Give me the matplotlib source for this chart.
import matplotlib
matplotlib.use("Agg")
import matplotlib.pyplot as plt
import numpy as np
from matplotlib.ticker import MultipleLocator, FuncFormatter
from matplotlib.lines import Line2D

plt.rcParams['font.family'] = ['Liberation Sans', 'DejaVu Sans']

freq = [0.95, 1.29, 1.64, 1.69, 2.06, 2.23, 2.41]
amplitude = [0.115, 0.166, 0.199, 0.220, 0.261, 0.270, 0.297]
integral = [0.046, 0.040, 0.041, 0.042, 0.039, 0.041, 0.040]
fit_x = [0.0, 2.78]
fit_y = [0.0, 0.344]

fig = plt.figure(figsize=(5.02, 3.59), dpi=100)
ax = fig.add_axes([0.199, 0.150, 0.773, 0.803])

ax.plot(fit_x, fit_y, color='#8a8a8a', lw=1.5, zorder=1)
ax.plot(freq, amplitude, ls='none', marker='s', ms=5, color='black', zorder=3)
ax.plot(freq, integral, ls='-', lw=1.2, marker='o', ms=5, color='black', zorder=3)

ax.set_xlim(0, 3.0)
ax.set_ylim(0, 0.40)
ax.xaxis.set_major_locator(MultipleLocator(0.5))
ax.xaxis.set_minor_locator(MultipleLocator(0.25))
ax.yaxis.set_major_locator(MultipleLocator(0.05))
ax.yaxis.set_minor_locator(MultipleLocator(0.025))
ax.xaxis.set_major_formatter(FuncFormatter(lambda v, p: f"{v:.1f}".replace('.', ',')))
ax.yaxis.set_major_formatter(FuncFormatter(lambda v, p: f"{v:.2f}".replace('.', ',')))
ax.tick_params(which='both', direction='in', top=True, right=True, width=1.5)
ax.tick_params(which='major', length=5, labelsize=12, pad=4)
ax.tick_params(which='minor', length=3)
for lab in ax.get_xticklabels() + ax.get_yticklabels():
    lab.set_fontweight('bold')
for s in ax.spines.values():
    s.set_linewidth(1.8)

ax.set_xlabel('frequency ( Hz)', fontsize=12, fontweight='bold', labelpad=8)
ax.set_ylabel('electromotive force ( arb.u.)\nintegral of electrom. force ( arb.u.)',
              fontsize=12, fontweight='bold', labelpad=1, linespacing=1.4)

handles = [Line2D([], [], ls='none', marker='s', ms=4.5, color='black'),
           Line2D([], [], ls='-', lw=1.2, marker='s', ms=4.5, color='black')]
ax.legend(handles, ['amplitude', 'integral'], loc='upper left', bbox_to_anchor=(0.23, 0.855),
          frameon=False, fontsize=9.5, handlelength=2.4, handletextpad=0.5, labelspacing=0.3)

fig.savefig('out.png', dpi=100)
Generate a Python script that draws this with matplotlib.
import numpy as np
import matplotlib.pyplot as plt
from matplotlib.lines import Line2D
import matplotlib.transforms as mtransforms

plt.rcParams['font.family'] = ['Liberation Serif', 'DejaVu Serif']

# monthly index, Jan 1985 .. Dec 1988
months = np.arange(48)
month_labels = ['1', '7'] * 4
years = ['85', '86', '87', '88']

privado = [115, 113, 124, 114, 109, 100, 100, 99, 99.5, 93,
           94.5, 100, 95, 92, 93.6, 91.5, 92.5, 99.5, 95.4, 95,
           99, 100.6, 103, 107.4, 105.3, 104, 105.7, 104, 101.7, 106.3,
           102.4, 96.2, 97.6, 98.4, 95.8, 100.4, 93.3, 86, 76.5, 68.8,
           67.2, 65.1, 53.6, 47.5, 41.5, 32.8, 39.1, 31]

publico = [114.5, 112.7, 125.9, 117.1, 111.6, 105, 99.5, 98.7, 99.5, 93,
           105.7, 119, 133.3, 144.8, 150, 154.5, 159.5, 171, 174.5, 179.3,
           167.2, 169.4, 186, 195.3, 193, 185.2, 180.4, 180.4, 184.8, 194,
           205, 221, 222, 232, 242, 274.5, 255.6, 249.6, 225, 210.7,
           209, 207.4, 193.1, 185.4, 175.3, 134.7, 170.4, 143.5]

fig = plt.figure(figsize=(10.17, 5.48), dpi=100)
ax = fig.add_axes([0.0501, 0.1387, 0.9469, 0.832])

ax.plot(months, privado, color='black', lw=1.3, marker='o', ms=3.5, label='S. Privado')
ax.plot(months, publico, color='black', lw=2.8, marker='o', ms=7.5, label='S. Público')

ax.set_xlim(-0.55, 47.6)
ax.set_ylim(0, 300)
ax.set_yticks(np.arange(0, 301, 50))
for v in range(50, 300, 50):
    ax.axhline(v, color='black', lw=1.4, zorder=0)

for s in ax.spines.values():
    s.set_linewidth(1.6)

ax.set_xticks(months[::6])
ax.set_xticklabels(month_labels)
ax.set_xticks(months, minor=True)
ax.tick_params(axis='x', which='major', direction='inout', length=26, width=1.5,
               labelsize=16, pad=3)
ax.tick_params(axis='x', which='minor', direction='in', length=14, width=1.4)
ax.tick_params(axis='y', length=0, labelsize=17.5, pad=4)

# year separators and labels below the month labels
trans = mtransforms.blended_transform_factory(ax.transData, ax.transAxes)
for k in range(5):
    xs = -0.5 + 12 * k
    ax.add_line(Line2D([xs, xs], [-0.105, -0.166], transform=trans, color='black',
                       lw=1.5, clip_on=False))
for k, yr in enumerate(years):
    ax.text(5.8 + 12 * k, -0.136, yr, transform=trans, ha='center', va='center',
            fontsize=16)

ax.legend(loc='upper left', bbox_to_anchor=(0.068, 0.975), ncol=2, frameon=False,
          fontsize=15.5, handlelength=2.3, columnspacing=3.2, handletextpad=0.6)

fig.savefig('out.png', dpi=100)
########
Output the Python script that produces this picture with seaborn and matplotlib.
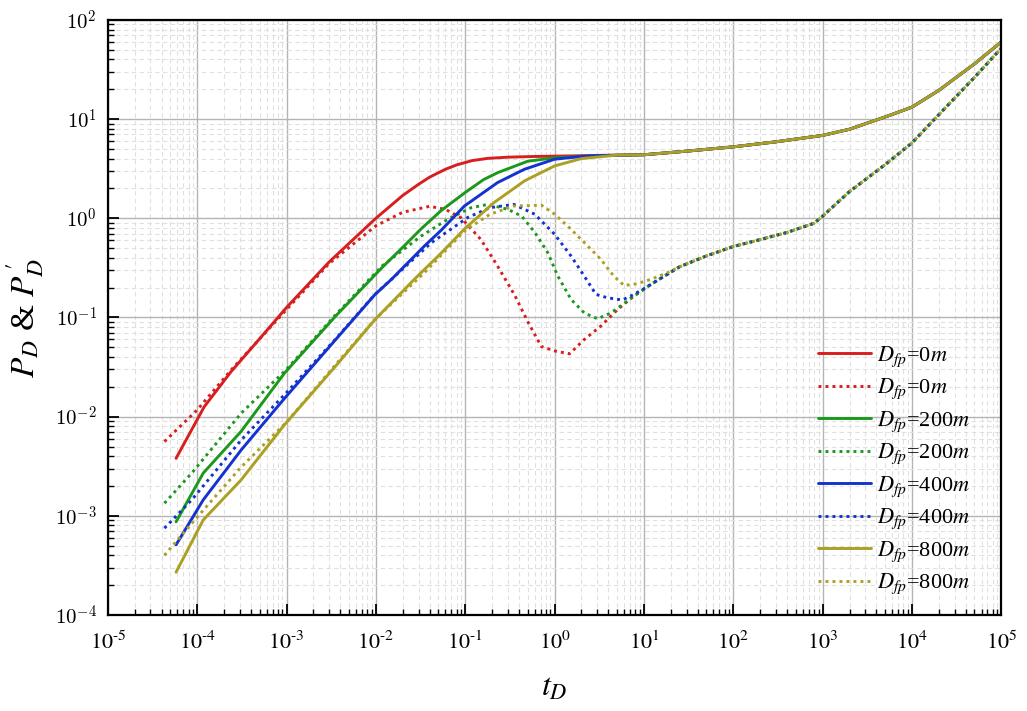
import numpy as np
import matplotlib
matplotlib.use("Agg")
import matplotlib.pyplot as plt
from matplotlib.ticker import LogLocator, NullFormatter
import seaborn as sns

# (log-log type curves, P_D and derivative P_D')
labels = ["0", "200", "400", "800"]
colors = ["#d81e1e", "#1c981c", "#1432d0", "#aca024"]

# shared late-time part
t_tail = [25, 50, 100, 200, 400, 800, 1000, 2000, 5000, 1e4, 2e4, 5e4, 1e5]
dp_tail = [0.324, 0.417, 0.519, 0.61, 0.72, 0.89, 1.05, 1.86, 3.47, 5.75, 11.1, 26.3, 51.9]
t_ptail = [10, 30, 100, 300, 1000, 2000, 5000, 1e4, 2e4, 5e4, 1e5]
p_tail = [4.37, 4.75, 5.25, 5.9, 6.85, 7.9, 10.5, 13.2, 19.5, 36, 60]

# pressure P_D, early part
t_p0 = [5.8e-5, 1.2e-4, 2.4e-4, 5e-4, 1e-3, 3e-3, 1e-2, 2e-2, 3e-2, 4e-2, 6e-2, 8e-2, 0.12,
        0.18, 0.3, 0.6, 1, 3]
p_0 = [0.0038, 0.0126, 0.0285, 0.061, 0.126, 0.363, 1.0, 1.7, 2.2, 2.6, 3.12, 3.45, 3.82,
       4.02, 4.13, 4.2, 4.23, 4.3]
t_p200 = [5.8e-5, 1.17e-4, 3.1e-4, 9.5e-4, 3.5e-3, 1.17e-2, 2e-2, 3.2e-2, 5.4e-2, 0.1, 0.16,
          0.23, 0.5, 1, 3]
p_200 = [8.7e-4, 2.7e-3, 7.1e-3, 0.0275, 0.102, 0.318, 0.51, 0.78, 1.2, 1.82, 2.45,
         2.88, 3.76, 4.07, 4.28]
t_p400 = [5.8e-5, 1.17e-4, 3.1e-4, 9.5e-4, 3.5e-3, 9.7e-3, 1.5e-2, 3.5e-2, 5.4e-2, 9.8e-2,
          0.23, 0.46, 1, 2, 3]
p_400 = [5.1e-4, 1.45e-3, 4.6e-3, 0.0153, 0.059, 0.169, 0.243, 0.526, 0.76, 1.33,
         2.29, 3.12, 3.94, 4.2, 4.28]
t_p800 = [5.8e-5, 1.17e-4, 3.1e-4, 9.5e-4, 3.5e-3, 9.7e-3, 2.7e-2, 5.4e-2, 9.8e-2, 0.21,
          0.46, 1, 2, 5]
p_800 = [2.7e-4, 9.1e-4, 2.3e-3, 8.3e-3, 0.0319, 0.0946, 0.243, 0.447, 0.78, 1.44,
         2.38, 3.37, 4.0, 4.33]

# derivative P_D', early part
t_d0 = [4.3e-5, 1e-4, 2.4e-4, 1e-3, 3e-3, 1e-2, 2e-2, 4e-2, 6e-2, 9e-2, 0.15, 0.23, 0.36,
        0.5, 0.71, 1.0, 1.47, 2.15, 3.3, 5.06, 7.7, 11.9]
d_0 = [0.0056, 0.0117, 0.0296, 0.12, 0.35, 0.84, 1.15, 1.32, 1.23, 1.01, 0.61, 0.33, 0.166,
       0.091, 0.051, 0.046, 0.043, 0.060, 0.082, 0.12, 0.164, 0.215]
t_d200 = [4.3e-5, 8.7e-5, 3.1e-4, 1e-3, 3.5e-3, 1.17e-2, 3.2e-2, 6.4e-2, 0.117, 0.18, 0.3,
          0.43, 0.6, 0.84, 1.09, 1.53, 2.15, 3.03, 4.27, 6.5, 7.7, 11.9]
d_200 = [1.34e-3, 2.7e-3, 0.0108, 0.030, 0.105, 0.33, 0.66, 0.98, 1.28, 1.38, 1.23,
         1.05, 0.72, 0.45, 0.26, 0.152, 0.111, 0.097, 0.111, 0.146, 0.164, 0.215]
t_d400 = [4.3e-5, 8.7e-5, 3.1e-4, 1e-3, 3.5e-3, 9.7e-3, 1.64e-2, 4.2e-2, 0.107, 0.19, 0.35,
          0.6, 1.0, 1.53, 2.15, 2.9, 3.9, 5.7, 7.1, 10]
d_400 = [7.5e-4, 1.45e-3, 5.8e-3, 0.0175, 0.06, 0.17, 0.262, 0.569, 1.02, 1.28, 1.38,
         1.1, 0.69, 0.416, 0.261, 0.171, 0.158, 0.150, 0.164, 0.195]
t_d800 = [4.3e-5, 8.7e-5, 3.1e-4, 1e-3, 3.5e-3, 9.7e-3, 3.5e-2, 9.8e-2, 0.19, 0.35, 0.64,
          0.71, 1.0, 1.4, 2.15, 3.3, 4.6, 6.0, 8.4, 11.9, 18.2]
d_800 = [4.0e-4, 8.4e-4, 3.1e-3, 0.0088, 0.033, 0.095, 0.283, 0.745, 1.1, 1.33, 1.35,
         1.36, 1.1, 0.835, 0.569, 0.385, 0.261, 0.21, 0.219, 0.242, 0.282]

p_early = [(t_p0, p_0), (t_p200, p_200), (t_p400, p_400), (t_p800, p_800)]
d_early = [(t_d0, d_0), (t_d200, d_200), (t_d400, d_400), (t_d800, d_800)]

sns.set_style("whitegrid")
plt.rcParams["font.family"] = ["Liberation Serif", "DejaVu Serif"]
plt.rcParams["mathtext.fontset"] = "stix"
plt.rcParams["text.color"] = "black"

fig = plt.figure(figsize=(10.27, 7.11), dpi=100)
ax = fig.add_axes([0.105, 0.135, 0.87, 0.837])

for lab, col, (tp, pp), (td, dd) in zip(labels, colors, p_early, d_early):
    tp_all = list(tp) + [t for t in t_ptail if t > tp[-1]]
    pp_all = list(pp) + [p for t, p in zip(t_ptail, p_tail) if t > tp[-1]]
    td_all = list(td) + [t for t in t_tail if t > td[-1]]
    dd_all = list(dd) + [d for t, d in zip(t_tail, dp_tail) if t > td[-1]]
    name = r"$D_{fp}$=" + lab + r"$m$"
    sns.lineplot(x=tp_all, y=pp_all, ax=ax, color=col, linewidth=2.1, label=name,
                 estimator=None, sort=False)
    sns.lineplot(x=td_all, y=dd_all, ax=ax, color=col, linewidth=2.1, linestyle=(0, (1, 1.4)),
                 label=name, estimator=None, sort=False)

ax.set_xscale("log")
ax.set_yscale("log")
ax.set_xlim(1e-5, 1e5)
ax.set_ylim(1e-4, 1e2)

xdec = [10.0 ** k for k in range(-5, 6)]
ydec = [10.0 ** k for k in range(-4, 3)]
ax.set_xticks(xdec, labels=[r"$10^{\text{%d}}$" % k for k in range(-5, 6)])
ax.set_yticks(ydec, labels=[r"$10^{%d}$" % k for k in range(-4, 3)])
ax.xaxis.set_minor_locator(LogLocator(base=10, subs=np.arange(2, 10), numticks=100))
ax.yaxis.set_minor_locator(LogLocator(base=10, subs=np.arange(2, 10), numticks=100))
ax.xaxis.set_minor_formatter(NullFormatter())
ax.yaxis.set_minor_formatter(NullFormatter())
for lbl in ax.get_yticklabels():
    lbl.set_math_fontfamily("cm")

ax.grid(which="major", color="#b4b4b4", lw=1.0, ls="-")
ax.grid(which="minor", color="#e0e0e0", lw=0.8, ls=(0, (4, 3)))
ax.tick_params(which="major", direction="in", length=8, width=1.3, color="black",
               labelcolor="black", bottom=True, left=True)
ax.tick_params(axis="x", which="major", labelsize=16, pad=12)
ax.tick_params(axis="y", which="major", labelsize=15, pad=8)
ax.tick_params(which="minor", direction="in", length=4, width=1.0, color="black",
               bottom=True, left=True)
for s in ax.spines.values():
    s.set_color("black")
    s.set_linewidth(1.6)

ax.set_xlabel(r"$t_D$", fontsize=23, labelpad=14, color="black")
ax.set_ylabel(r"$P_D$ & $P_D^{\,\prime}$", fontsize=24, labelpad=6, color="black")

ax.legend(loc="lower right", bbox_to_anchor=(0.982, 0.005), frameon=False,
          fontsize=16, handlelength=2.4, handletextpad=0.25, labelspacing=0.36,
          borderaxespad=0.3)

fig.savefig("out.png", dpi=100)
########
** PROBLEM STATEMENT **
Repeat only the lines from the one with "Output the Python" down to the one with "19.5, 36, 60]", word for word and both included, and leave the pictures out.

** ANSWER TO THIS EXERCISE **
Output the Python script that produces this picture with seaborn and matplotlib.
import numpy as np
import matplotlib
matplotlib.use("Agg")
import matplotlib.pyplot as plt
from matplotlib.ticker import LogLocator, NullFormatter
import seaborn as sns

# (log-log type curves, P_D and derivative P_D')
labels = ["0", "200", "400", "800"]
colors = ["#d81e1e", "#1c981c", "#1432d0", "#aca024"]

# shared late-time part
t_tail = [25, 50, 100, 200, 400, 800, 1000, 2000, 5000, 1e4, 2e4, 5e4, 1e5]
dp_tail = [0.324, 0.417, 0.519, 0.61, 0.72, 0.89, 1.05, 1.86, 3.47, 5.75, 11.1, 26.3, 51.9]
t_ptail = [10, 30, 100, 300, 1000, 2000, 5000, 1e4, 2e4, 5e4, 1e5]
p_tail = [4.37, 4.75, 5.25, 5.9, 6.85, 7.9, 10.5, 13.2, 19.5, 36, 60]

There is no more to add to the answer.